§ **DATASET EXTRACT**
--- --- ---
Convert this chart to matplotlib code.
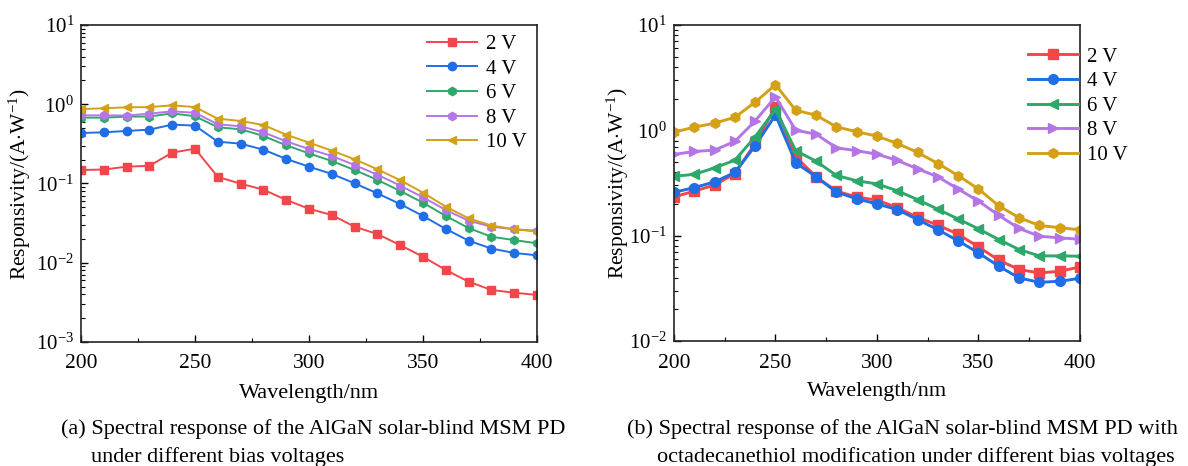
--- --- ---
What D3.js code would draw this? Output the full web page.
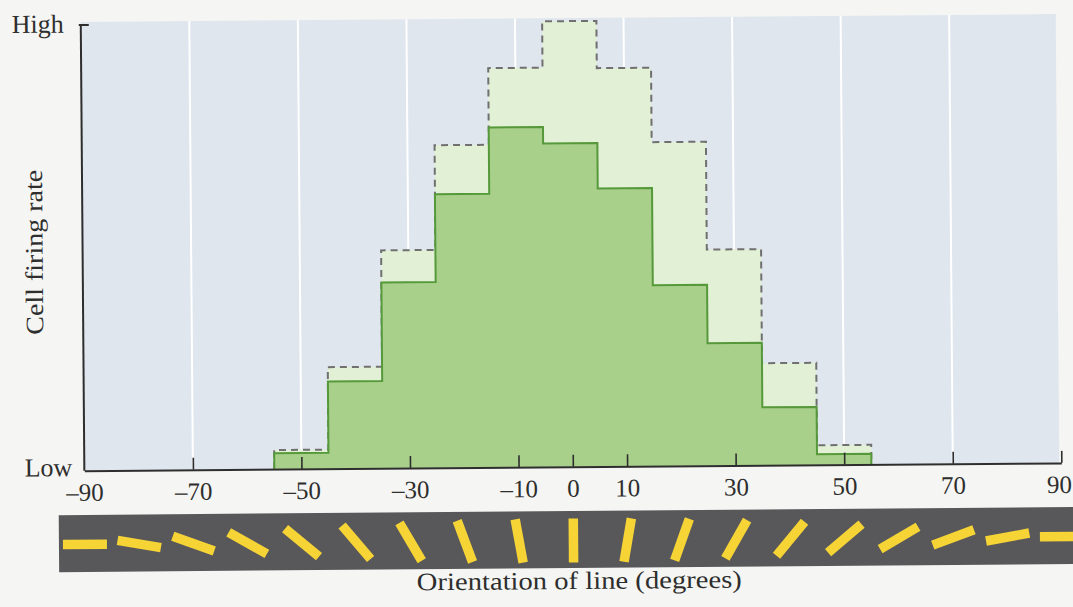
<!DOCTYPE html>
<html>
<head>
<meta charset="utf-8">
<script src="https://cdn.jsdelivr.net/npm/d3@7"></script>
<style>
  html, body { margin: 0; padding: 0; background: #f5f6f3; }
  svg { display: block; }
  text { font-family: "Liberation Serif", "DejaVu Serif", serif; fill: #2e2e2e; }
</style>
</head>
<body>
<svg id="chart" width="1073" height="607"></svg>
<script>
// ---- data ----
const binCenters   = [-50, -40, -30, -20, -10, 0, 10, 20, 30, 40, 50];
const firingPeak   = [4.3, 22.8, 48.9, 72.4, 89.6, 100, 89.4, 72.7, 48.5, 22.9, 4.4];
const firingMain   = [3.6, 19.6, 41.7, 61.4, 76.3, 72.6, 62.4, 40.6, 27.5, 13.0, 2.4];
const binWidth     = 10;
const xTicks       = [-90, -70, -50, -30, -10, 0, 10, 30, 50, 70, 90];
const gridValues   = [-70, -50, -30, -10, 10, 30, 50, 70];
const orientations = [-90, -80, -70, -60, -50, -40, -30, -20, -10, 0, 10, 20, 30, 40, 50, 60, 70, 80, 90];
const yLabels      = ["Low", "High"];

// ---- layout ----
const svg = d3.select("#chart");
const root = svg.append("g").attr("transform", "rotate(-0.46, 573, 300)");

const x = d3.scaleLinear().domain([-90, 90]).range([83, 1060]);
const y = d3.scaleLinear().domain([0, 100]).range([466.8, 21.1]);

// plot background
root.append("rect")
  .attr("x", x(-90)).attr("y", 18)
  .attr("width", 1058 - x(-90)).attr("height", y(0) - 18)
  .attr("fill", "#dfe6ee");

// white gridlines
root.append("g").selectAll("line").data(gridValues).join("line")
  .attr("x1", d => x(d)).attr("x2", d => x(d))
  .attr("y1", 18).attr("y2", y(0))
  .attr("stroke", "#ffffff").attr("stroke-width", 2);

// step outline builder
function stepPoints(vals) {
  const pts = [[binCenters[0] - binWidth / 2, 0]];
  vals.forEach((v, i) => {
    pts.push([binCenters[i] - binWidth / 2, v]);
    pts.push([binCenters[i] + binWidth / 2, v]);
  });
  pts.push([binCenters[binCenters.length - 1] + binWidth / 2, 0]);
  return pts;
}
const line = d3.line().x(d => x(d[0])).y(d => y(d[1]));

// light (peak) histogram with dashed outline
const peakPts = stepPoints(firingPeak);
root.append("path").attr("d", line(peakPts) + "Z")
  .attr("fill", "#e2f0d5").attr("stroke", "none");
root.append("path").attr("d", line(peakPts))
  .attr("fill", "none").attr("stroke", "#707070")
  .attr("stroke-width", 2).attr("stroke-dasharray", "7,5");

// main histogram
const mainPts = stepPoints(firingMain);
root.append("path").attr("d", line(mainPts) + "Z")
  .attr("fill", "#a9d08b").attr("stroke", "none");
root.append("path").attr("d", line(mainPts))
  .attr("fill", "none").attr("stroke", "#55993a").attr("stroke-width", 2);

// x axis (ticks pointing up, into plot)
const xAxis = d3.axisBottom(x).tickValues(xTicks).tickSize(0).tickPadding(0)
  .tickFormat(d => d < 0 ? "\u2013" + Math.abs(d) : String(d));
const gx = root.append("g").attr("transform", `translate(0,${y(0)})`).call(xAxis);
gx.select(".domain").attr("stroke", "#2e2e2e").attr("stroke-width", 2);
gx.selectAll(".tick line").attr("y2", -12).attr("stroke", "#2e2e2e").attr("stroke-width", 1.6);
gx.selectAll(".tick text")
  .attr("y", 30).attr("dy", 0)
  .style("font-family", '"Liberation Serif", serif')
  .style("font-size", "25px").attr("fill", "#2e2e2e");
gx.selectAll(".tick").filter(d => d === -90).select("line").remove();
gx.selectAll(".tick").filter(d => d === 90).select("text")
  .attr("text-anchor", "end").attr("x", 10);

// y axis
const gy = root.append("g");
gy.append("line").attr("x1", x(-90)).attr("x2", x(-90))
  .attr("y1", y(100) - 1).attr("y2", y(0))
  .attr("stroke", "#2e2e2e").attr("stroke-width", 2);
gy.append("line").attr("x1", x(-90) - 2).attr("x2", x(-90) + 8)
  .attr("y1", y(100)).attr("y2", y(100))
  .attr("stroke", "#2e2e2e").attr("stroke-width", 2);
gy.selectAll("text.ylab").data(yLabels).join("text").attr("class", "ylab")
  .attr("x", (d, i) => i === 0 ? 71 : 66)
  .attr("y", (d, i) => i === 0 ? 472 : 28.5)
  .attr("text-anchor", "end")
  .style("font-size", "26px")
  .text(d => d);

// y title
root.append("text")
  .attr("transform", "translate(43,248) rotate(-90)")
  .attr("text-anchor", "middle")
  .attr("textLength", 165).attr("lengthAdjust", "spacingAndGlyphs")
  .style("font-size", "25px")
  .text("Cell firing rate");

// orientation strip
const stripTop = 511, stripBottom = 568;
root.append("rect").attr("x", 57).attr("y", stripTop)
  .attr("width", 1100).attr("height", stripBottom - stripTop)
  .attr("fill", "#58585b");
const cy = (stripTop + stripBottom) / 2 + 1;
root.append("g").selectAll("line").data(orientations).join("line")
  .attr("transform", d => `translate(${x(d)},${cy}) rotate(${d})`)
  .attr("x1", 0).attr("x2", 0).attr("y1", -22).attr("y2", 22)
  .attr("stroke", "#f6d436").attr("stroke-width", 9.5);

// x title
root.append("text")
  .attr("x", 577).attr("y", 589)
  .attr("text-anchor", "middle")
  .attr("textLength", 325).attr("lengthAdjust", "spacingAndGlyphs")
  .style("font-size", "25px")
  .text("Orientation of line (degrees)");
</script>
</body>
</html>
--- --- ---
§ **YOUR TASK**
Some lines of the data may hold the word "code". Say how many do, with nothing else.

§ **CORRECT ANSWER**
2